Pour le chercheur Joris Van Bladel, spécialiste de l’armée russe, Poutine a lié son avenir politique à l’issue de la guerre en Ukraine. En ce sens, l’emploi de l’arme nucléaire en dernier recours n’est pas à exclure. «C’est une question de survie.»
En ordonnant le déploiement de deux sous-marins dans des «zones appropriées», Donald Trump a plongé pieds joints dans le chantage nucléaire russe. L’action pourrait déforcer la dissuasion atomique de l’Otan, dont l’atout réside justement dans le secret. Trump, de la sorte, se rabaisse aussi au niveau d’un «second couteau» Dimitri Medvedev, davantage connu pour ses dérapages réguliers que pour sa réelle influence au Kremlin.
Pour Joris Van Bladel, spécialiste de l’armée russe (Institut Egmont), il n’est pas impossible que Poutine utilise l’arme nucléaire en Ukraine, «lorsque la situation deviendra vraiment critique pour lui».
Joris Van Bladel, les renseignements ukrainiens alertent sur des plans russes à 1.100 milliards pour préparer un «conflit à grande échelle». Vous y croyez?

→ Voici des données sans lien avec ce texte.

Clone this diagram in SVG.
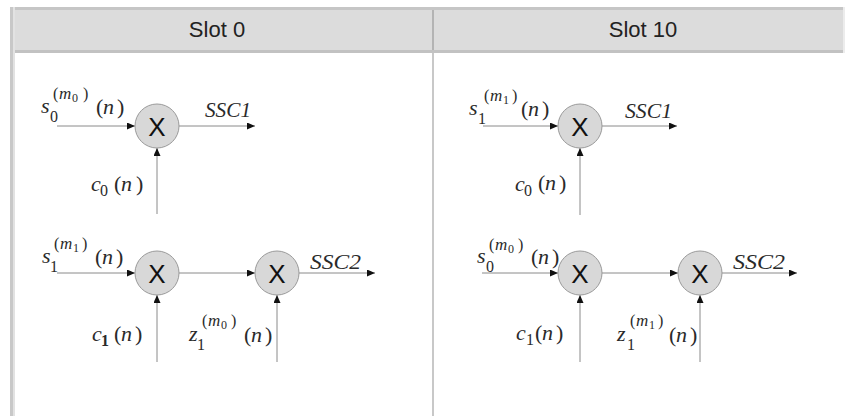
<svg xmlns="http://www.w3.org/2000/svg" width="845" height="416" viewBox="0 0 845 416">
  <style>
    .hdr { font-family: "Liberation Sans", Arial, sans-serif; font-size: 22px; fill: #222; text-anchor: middle; }
    .mul { fill: #d8d8d8; stroke: #9a9a9a; stroke-width: 1; }
    .x { font-family: "Liberation Sans", Arial, sans-serif; font-size: 26px; fill: #111; text-anchor: middle; }
    .wire { stroke: #8a8a8a; stroke-width: 1; fill: none; marker-end: url(#tip); }
    .m { font-family: "Liberation Serif", "Times New Roman", serif; fill: #2a2a2a; }
    .i { font-style: italic; }
    .big { font-size: 22px; }
    .sm { font-size: 16px; }
    .mi { font-size: 17px; font-style: italic; }
    .tiny { font-size: 12px; }
    .ssc { font-family: "Liberation Serif", "Times New Roman", serif; font-style: italic; font-size: 21px; fill: #2a2a2a; }
  </style>
  <defs>
    <marker id="tip" markerUnits="userSpaceOnUse" markerWidth="8" markerHeight="7" refX="8" refY="3.5" orient="auto">
      <path d="M0,0 L8,3.5 L0,7 z" fill="#111"/>
    </marker>
  </defs>

  <rect width="845" height="416" fill="#ffffff"/>

  <!-- table frame -->
  <g id="frame">
    <rect x="10" y="7" width="833" height="46" fill="#dcdcdc"/>
    <rect x="10" y="7" width="833" height="3" fill="#c6c6c6"/>
    <rect x="10" y="50" width="833" height="3" fill="#c2c2c2"/>
    <rect x="10" y="7" width="3" height="409" fill="#c8c8c8"/>
    <rect x="13" y="7" width="2" height="409" fill="#e2e2e2"/>
    <rect x="432" y="53" width="2" height="363" fill="#c8c8c8"/>
    <rect x="432" y="10" width="2" height="40" fill="#b4b4b4"/>
    <rect x="843" y="7" width="2" height="46" fill="#ececec"/>
    <text class="hdr" x="217" y="37">Slot 0</text>
    <text class="hdr" x="643" y="37">Slot 10</text>
  </g>

  <!-- connectors -->
  <g id="connectors">
    <line class="wire" x1="57" y1="126" x2="135" y2="126"/>
    <line class="wire" x1="179" y1="126" x2="255" y2="126"/>
    <line class="wire" x1="157" y1="214" x2="157" y2="148"/>

    <line class="wire" x1="57" y1="273" x2="135" y2="273"/>
    <line class="wire" x1="179" y1="273" x2="255" y2="273"/>
    <line class="wire" x1="299" y1="273" x2="375" y2="273"/>
    <line class="wire" x1="157" y1="362" x2="157" y2="295"/>
    <line class="wire" x1="277" y1="362" x2="277" y2="295"/>

    <line class="wire" x1="483" y1="126" x2="558" y2="126"/>
    <line class="wire" x1="602" y1="126" x2="677" y2="126"/>
    <line class="wire" x1="580" y1="215" x2="580" y2="148"/>

    <line class="wire" x1="482" y1="273" x2="558" y2="273"/>
    <line class="wire" x1="602" y1="273" x2="678" y2="273"/>
    <line class="wire" x1="722" y1="273" x2="797" y2="273"/>
    <line class="wire" x1="580" y1="362" x2="580" y2="295"/>
    <line class="wire" x1="700" y1="362" x2="700" y2="295"/>
  </g>

  <!-- multipliers -->
  <g id="mul-s0-top">
    <circle class="mul" cx="157" cy="126" r="22"/>
    <text class="x" x="157" y="135.5">X</text>
  </g>
  <g id="mul-s0-bottom-a">
    <circle class="mul" cx="157" cy="273" r="22"/>
    <text class="x" x="157" y="282.5">X</text>
  </g>
  <g id="mul-s0-bottom-b">
    <circle class="mul" cx="277" cy="273" r="22"/>
    <text class="x" x="277" y="282.5">X</text>
  </g>
  <g id="mul-s10-top">
    <circle class="mul" cx="580" cy="126" r="22"/>
    <text class="x" x="580" y="135.5">X</text>
  </g>
  <g id="mul-s10-bottom-a">
    <circle class="mul" cx="580" cy="273" r="22"/>
    <text class="x" x="580" y="282.5">X</text>
  </g>
  <g id="mul-s10-bottom-b">
    <circle class="mul" cx="700" cy="273" r="22"/>
    <text class="x" x="700" y="282.5">X</text>
  </g>

  <!-- slot 0 labels -->
  <g id="labels-slot0">
    <text class="m">
      <tspan class="big i" x="41" y="113">s</tspan><tspan class="sm" x="50" y="122">0</tspan>
      <tspan class="sm" x="53" y="99">(</tspan><tspan class="mi" x="59" y="99">m</tspan><tspan class="tiny" x="72" y="102">0</tspan><tspan class="sm" x="83" y="99">)</tspan>
      <tspan class="big" x="96" y="114">(</tspan><tspan class="big i" x="103" y="114">n</tspan><tspan class="big" x="117" y="114">)</tspan>
    </text>
    <text class="ssc" x="205" y="117" textLength="46" lengthAdjust="spacingAndGlyphs">SSC1</text>
    <text class="m">
      <tspan class="big i" x="91" y="191">c</tspan><tspan class="sm" x="100" y="196">0</tspan>
      <tspan class="big" x="114" y="191">(</tspan><tspan class="big i" x="121" y="191">n</tspan><tspan class="big" x="136" y="191">)</tspan>
    </text>

    <text class="m">
      <tspan class="big i" x="42" y="263">s</tspan><tspan class="sm" x="50" y="272">1</tspan>
      <tspan class="sm" x="54" y="249">(</tspan><tspan class="mi" x="60" y="249">m</tspan><tspan class="tiny" x="73" y="252">1</tspan><tspan class="sm" x="82" y="249">)</tspan>
      <tspan class="big" x="95" y="264">(</tspan><tspan class="big i" x="102" y="264">n</tspan><tspan class="big" x="116" y="264">)</tspan>
    </text>
    <text class="ssc" x="310" y="269" textLength="51" lengthAdjust="spacingAndGlyphs">SSC2</text>
    <text class="m">
      <tspan class="big i" x="92" y="341">c</tspan><tspan class="sm" x="101" y="346" font-weight="bold">1</tspan>
      <tspan class="big" x="114" y="341">(</tspan><tspan class="big i" x="121" y="341">n</tspan><tspan class="big" x="135" y="341">)</tspan>
    </text>
    <text class="m">
      <tspan class="big i" x="189" y="341">z</tspan><tspan class="sm" x="197" y="350">1</tspan>
      <tspan class="sm" x="202" y="326">(</tspan><tspan class="mi" x="208" y="326">m</tspan><tspan class="tiny" x="221" y="329">0</tspan><tspan class="sm" x="231" y="326">)</tspan>
      <tspan class="big" x="244" y="342">(</tspan><tspan class="big i" x="251" y="342">n</tspan><tspan class="big" x="265" y="342">)</tspan>
    </text>
  </g>

  <!-- slot 10 labels -->
  <g id="labels-slot10">
    <text class="m">
      <tspan class="big i" x="469" y="115">s</tspan><tspan class="sm" x="478" y="124">1</tspan>
      <tspan class="sm" x="484" y="101">(</tspan><tspan class="mi" x="490" y="101">m</tspan><tspan class="tiny" x="503" y="104">1</tspan><tspan class="sm" x="512" y="101">)</tspan>
      <tspan class="big" x="521" y="116">(</tspan><tspan class="big i" x="528" y="116">n</tspan><tspan class="big" x="542" y="116">)</tspan>
    </text>
    <text class="ssc" x="625" y="118" textLength="47" lengthAdjust="spacingAndGlyphs">SSC1</text>
    <text class="m">
      <tspan class="big i" x="515" y="191">c</tspan><tspan class="sm" x="524" y="196">0</tspan>
      <tspan class="big" x="538" y="190">(</tspan><tspan class="big i" x="545" y="190">n</tspan><tspan class="big" x="559" y="190">)</tspan>
    </text>

    <text class="m">
      <tspan class="big i" x="477" y="263">s</tspan><tspan class="sm" x="486" y="272">0</tspan>
      <tspan class="sm" x="489" y="250">(</tspan><tspan class="mi" x="495" y="250">m</tspan><tspan class="tiny" x="508" y="253">0</tspan><tspan class="sm" x="518" y="250">)</tspan>
      <tspan class="big" x="531" y="264">(</tspan><tspan class="big i" x="538" y="264">n</tspan><tspan class="big" x="552" y="264">)</tspan>
    </text>
    <text class="ssc" x="733" y="269" textLength="52" lengthAdjust="spacingAndGlyphs">SSC2</text>
    <text class="m">
      <tspan class="big i" x="516" y="340">c</tspan><tspan class="sm" x="526" y="345">1</tspan>
      <tspan class="big" x="535" y="340">(</tspan><tspan class="big i" x="542" y="340">n</tspan><tspan class="big" x="556" y="340">)</tspan>
    </text>
    <text class="m">
      <tspan class="big i" x="617" y="341">z</tspan><tspan class="sm" x="627" y="350">1</tspan>
      <tspan class="sm" x="630" y="326">(</tspan><tspan class="mi" x="636" y="326">m</tspan><tspan class="tiny" x="649" y="329">1</tspan><tspan class="sm" x="658" y="326">)</tspan>
      <tspan class="big" x="669" y="342">(</tspan><tspan class="big i" x="676" y="342">n</tspan><tspan class="big" x="690" y="342">)</tspan>
    </text>
  </g>
</svg>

Je ne crois pas à une volonté de guerre massive. En revanche, la Russie va essayer de tester l’article 5 de l’Otan. Pas via le déclenchement d’un conflit généralisé, mais via une invasion limitée sous prétexte de vouloir apporter une aide pour les minorités russophones d’un pays. S’ils y parviennent, les Russes peuvent détruire l’Otan.
«Si les Russes parviennent à réaliser une invasion limitée, ils peuvent détruire l’Otan.»
Cela dépasserait donc le cadre de la guerre hybride déjà en cours… sans déclencher pour autant un conflit total avec l’Otan
Exact. La guerre hybride avec la Russie est déjà en cours: l’affrontement est une réalité. Ces actions étant plus discrètes, on peut facilement les nier. Déterminer ce qu’est une attaque envers l’Otan est devenu très compliqué et flou. Pour nous, Belges, la menace russe est réelle mais pas imminente.
Pour les Russes, envisager un élargissement du conflit est-il réaliste au vu de leur enlisement en Ukraine?
Tant que la guerre se poursuit en Ukraine, la Russie ne pourra pas tenter une autre aventure militaire. Elle n’en a pas la possibilité au vu des moyens requis sur le front ukrainien. Même si les plans russes sont clairs, et purement anti-Otan et anti-Europe.
Pourquoi Poutine a-t-il ignoré toutes les propositions américaines, pourtant en sa faveur?
Car Poutine a lié son avenir politique à la guerre en Ukraine. Il doit obtenir quelque chose de positif dans cette guerre, pour justifier les centaines de milliers de morts et de blessés. En tout, un million de personnes ont été «utilisées» par cette guerre. Les vétérans inquiètent particulièrement le Kremlin. Car ils représentent une menace politique. Avec ce conflit, Poutine a pris un risque énorme et son avenir politique dépend directement du résultat. C’est pour cela qu’il s’obstine à continuer.
«Poutine a pris un risque énorme en envahissant l’Ukraine. Son avenir politique dépend directement du résultat.»
Par ailleurs, en Russie, la mentalité est tout autre: la guerre fait partie de leur identité. Et les Russes pensent sincèrement qu’ils peuvent la gagner. Ils voient les Européens comme très faibles.
Le dialogue nucléaire entre Etats-Unis et Russie a pris une nouvelle tournure. Poutine peut-il vraiment y avoir recours?
Le problème est le suivant. Premièrement, la Russie détient son statut de puissance mondiale uniquement grâce à son arsenal nucléaire. Deuxièmement, on ne peut jamais exclure qu’elle utilisera l’arme nucléaire tactique. Le 4 mai, Poutine a déclaré être persuadé de pouvoir atteindre ses objectifs en Ukraine, en ajoutant qu’il espérait ne pas devoir employer l’arme nucléaire. Je suis sûr que lorsque la situation sera vraiment critique pour lui, il n’est pas impossible qu’il l’utilise. Encore une fois, son avenir politique est directement lié à la guerre en Ukraine. On parle donc de survie, de dernier recours.
«Je suis sûr que lorsque la situation sera vraiment critique, il n’est pas impossible que Poutine utilise l’arme nucléaire.»
Dans ce scénario, quels endroits pourraient être visés?
La région de Kherson pourrait être une cible privilégiée, tout comme les régions limitrophes des Oblast partiellement conquis. Il s’agit d’un scénario extrême, mais personne ne peut l’exclure avec certitude.